Five people standing in computer room
Catherine Yeulet, ThinkStock

Dress codes in the warmer months, or the lack thereof, open the door to several workplace issues, according to labor lawyer Kathie Caminiti, a partner with Fisher Phillips in Murray Hill.

And business etiquette expert Barbara Pachter out of Cherry Hill says workers should set their own fashion boundaries as well.
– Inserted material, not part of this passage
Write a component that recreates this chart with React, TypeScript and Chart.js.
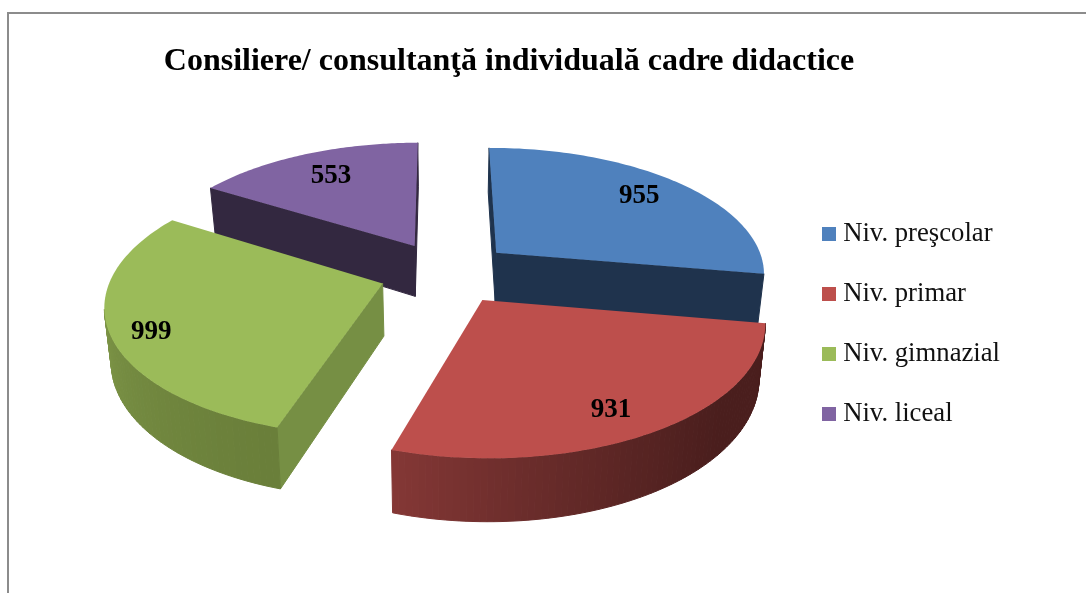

You can look casual and professional at the same time.

Here are some tips, for workers and bosses, to remember when considering what to wear and what not to wear on a sweltering summer day.

Follow the dress code: According to Caminiti, summer dress codes create a more casual environment and increase morale, but it helps if companies have a clear, well-explained policy in place.

"It could very well be in your best interest to go article by article, head to toe," Caminiti said of employers' dress codes.

She's seen policies that go as far as providing pictures, showing what is acceptable and what is not.

If there's no dress code in place, and you're interested in being more comfortable at work, it's up to you to use common sense.

Keep your co-workers and schedule in mind: "Just because it's summer doesn't mean that people can start showing their bellies in the office," Pachter said. "We don't want to see it."

Articles of clothing such as shorts and short sleeve shirts may be just fine in some fields but wildly inappropriate in others.

Pachter noted a worker's attire can also depend on the agenda for the day.

"If you're not meeting with clients, if you're not negotiating a big deal — for Fridays, shorts may be fine," she said.

Project a professional image: The term "casual" can mean something different to every employee, but there are certain standards that must be met.

"Your clothes need to be clean, they need to be pressed, no holes, no frays, and they need to fit you," Pachter said.

For a lot of workers, she noted, "dressing down" just means lighter colors and lighter fabrics.

Avoid certain clothing: Some things are flat-out "no-nos" in the workplace, Pachter said.

In an office setting, avoid hats and flip flops.

"Most offices don't want to see your feet," Pachter said. "And they can be dangerous, depending on where you're working."

Join the club: If casual Fridays are encouraged, and followed by the majority of workers, you should join in the fun, according to Pachter.

"You generally need to participate also, unless you have a good reason not to, because you want to be perceived as a member of the team," she said.